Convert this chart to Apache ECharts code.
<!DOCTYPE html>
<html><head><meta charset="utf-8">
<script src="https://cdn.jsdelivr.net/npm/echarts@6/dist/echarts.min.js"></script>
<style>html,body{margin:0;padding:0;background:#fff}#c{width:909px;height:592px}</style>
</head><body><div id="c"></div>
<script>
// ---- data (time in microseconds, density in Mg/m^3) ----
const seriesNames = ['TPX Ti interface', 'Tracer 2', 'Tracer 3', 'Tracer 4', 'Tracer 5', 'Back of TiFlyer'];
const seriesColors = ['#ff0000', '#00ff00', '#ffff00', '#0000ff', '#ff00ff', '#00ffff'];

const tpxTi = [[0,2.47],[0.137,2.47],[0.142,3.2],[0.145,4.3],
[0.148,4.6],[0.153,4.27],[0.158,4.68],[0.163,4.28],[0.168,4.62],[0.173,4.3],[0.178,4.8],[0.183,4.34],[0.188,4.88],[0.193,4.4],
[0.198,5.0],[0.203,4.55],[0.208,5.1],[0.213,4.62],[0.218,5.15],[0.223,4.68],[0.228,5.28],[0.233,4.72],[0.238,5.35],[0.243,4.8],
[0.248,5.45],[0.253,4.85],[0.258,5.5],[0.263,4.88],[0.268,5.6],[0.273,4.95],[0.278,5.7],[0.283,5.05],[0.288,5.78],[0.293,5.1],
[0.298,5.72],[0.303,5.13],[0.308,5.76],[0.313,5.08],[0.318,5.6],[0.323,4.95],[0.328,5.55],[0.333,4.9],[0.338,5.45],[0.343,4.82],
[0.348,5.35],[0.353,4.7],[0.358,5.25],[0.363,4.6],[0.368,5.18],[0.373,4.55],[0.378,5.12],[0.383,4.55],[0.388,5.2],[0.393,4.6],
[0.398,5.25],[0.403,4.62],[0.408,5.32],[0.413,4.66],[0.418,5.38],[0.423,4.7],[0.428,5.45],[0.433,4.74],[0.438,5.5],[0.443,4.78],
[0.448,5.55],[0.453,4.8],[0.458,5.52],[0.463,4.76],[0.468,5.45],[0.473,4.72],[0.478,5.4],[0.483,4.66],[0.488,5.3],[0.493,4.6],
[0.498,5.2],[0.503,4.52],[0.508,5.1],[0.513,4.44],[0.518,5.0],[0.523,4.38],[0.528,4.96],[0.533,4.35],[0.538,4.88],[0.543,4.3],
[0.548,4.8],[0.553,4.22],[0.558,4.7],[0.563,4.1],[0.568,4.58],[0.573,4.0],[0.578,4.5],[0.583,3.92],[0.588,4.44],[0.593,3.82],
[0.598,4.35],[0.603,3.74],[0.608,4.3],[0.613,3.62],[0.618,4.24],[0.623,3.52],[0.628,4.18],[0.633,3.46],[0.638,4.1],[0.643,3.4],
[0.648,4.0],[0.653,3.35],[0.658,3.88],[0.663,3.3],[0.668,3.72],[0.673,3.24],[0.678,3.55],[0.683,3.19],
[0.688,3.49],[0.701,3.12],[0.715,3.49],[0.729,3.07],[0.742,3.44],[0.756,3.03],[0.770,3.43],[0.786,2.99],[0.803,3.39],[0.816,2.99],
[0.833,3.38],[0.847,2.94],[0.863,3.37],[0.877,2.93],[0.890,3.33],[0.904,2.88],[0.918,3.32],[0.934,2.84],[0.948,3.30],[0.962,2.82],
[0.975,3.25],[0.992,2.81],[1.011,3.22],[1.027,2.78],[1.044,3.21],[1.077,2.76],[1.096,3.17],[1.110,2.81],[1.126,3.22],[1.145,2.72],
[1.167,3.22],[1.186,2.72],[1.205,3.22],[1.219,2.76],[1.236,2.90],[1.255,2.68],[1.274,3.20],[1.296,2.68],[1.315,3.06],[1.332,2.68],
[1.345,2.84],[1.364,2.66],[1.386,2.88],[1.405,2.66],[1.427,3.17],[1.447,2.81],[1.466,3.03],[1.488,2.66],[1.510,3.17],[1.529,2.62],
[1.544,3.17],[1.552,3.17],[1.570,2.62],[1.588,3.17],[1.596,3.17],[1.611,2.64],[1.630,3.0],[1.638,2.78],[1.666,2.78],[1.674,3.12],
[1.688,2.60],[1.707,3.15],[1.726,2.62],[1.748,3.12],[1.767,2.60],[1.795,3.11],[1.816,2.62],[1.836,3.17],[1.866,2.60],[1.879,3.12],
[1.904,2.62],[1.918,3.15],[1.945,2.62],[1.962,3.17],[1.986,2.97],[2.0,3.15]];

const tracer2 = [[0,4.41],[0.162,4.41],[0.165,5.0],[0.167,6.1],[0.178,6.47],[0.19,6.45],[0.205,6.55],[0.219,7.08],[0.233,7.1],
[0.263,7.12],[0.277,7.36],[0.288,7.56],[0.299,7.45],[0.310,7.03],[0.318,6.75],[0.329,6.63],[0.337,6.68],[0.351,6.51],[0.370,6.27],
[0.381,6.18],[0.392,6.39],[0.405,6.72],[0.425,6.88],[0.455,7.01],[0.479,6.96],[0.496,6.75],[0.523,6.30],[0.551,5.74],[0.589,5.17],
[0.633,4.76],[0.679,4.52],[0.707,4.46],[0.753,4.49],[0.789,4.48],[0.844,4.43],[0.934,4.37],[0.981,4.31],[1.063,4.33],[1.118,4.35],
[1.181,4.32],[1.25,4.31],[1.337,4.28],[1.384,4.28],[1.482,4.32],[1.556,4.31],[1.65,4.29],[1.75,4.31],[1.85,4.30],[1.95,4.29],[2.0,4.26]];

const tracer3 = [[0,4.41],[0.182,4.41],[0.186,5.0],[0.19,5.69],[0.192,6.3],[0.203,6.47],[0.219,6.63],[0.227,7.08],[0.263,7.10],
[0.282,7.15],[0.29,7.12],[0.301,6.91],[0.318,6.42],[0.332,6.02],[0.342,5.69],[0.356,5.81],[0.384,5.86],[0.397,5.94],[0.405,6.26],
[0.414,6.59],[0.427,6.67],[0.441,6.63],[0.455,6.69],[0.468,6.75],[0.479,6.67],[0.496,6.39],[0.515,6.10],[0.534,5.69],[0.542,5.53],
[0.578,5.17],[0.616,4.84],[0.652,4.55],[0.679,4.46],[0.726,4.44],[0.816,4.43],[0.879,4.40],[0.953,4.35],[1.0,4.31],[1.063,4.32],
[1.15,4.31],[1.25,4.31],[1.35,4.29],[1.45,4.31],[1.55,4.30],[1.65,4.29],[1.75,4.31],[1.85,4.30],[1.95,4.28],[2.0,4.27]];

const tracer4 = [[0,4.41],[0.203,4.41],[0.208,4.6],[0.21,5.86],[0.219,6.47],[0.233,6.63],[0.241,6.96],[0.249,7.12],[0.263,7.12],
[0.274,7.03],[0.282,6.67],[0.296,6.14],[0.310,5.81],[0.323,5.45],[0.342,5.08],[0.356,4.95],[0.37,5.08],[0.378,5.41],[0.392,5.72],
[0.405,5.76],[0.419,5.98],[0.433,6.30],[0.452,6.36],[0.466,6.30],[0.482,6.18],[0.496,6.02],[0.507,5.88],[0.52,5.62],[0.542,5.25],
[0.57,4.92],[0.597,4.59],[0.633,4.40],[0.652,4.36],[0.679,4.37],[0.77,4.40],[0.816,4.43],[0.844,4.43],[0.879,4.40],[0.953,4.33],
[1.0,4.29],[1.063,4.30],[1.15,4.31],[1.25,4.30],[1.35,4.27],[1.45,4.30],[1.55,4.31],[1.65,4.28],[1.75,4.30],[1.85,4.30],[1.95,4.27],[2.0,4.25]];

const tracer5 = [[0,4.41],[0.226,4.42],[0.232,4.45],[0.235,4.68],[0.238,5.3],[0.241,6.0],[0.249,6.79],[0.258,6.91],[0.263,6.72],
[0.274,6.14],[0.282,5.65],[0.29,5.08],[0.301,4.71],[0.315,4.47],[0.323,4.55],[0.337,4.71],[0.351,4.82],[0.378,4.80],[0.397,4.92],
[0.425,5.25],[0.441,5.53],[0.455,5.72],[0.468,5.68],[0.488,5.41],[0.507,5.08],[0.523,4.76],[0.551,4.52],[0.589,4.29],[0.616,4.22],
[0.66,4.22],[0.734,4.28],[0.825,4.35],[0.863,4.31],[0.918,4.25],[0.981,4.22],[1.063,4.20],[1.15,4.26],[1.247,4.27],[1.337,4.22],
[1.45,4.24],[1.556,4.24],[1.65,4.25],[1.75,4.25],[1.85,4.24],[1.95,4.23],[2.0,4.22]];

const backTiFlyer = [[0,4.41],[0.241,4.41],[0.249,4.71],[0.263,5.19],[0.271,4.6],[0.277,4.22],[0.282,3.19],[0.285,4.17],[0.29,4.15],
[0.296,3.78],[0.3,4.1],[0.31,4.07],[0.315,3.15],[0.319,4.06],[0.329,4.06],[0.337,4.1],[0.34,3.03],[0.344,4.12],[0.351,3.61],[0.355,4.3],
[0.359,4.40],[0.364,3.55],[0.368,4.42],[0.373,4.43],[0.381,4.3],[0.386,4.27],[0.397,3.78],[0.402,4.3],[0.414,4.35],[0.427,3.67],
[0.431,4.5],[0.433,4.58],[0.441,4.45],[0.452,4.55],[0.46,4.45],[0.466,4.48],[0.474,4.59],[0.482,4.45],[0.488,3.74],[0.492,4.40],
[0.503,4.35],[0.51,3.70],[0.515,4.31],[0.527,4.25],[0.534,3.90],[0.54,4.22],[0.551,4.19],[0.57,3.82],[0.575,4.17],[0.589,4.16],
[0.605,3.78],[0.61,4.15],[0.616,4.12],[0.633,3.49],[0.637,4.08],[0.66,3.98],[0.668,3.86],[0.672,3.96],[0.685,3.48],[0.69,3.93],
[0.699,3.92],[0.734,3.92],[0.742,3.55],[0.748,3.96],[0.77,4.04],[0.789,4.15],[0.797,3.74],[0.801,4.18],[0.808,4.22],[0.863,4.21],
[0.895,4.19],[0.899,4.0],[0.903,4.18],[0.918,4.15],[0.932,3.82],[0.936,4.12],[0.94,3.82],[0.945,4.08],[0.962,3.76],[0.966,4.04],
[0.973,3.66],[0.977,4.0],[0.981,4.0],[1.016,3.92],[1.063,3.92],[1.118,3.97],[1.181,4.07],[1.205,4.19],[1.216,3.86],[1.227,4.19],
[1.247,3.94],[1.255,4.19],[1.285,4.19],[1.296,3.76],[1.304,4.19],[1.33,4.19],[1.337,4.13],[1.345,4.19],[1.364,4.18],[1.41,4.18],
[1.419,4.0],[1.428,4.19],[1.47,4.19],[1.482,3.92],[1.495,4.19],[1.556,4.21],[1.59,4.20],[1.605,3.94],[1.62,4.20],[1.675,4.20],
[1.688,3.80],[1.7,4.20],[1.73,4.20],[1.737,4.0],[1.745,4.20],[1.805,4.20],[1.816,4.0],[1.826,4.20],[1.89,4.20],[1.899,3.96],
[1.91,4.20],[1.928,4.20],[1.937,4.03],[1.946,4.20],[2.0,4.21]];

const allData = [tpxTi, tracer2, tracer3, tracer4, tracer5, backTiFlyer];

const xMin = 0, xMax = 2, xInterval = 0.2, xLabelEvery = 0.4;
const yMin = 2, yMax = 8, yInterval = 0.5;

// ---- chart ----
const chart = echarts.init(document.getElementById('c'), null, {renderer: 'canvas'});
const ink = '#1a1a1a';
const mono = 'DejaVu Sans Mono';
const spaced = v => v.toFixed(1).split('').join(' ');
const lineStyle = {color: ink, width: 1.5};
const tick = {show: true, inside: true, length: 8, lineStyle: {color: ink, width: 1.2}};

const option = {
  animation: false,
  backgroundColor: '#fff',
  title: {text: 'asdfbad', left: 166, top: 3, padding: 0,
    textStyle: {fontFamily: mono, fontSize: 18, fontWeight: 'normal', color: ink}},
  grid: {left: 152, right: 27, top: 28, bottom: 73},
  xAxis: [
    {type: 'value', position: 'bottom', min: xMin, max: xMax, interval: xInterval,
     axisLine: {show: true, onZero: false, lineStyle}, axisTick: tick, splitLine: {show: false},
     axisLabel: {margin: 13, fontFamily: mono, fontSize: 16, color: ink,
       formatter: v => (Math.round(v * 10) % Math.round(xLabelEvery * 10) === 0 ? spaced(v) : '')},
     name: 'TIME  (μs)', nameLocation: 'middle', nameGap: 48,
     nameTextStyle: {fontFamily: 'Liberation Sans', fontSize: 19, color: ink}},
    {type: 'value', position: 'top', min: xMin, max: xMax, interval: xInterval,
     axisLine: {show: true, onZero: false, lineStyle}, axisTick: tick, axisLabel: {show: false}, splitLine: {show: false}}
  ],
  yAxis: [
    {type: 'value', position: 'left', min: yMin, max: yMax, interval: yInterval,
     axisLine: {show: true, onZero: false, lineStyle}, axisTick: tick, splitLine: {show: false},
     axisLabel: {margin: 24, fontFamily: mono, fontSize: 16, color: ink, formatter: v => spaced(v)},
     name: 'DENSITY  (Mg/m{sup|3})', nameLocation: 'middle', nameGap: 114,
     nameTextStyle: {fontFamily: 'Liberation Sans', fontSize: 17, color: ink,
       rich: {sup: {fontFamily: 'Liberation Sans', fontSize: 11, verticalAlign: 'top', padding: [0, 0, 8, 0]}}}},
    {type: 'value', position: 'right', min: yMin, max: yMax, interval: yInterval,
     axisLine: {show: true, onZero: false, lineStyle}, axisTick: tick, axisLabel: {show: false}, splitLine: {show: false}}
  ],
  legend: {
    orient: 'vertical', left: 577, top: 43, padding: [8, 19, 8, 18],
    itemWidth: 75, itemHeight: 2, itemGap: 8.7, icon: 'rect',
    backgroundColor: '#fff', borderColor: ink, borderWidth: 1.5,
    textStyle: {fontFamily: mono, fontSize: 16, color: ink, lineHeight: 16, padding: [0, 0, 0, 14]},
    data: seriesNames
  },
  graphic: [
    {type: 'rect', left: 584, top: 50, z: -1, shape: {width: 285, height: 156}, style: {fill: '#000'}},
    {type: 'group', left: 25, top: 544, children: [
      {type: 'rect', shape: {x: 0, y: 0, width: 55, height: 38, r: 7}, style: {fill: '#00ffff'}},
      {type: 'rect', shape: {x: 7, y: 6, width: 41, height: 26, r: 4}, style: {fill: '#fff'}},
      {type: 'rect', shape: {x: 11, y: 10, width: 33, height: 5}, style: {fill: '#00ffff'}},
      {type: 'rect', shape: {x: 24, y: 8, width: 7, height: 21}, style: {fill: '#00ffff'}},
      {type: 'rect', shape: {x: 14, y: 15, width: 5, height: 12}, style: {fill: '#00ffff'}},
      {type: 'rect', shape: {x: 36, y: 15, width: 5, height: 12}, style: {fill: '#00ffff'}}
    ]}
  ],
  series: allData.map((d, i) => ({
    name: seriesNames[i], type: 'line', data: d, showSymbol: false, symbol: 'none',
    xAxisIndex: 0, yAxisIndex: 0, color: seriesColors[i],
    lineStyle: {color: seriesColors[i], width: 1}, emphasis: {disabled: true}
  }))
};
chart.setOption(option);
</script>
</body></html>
..........
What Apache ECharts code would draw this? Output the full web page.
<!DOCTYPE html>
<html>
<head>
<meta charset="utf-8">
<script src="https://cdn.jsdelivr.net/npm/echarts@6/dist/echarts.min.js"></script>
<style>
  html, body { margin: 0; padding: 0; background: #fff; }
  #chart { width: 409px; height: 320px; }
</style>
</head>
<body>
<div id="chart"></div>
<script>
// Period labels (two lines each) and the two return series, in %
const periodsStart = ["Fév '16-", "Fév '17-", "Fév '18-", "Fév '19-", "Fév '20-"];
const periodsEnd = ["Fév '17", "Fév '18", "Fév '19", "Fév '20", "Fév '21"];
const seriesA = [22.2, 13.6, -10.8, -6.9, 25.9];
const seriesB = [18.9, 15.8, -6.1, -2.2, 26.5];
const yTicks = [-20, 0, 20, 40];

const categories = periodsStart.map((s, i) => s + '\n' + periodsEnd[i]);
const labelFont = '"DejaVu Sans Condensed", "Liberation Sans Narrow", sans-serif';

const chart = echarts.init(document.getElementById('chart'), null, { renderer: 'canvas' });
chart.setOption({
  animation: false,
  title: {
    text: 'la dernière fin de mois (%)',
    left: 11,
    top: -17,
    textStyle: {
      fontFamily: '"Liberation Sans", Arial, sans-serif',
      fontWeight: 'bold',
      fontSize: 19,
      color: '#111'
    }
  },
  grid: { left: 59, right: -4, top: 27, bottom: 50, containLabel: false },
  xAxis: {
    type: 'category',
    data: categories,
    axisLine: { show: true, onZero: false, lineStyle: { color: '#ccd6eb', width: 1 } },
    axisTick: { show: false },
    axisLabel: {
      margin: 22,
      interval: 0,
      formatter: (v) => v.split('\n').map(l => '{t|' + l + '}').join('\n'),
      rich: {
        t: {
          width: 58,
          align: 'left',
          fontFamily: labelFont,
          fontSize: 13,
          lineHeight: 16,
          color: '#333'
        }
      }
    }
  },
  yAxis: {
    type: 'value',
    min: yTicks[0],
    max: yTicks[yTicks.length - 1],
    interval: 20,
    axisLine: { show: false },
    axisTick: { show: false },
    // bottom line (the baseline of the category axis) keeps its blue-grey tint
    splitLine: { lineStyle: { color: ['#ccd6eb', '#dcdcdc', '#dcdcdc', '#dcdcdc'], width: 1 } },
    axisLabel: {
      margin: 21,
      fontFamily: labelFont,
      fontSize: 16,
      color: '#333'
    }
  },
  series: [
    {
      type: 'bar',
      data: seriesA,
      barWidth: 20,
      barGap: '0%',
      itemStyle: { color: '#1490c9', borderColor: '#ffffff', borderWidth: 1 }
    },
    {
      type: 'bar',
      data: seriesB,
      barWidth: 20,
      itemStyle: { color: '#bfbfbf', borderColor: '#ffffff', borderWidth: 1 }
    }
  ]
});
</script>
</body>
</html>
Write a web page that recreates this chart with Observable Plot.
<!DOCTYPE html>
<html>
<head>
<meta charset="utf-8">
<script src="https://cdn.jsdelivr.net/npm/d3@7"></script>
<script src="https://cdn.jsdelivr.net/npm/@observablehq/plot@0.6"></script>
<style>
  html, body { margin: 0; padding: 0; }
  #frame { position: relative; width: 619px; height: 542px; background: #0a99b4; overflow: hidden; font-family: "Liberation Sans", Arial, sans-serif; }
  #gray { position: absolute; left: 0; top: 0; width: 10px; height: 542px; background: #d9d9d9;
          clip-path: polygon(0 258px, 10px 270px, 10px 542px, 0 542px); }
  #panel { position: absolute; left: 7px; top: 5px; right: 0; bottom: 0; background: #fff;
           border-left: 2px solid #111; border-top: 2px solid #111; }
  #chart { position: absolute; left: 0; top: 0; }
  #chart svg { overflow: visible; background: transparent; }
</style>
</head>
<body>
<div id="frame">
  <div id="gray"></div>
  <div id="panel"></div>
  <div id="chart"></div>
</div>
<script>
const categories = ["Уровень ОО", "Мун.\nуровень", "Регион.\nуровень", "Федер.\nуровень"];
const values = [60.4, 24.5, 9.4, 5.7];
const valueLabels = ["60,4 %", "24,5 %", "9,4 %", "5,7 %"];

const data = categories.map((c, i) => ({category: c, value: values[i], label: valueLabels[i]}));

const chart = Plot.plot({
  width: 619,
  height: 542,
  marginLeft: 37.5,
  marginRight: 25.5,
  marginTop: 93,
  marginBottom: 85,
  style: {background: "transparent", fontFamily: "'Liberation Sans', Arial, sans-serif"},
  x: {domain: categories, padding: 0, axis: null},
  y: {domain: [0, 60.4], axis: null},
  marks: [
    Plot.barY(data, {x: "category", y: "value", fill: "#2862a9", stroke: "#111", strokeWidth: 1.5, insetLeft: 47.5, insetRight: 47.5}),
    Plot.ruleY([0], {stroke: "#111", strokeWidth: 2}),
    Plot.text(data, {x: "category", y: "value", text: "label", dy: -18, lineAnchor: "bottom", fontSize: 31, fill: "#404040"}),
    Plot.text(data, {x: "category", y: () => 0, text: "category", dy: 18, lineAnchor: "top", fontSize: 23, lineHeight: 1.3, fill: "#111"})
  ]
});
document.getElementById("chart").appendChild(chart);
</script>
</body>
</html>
..........
*What is required*.
Every line holding "code" should be copied out.

*Result*.
Convert this chart to Apache ECharts code.
What Apache ECharts code would draw this? Output the full web page.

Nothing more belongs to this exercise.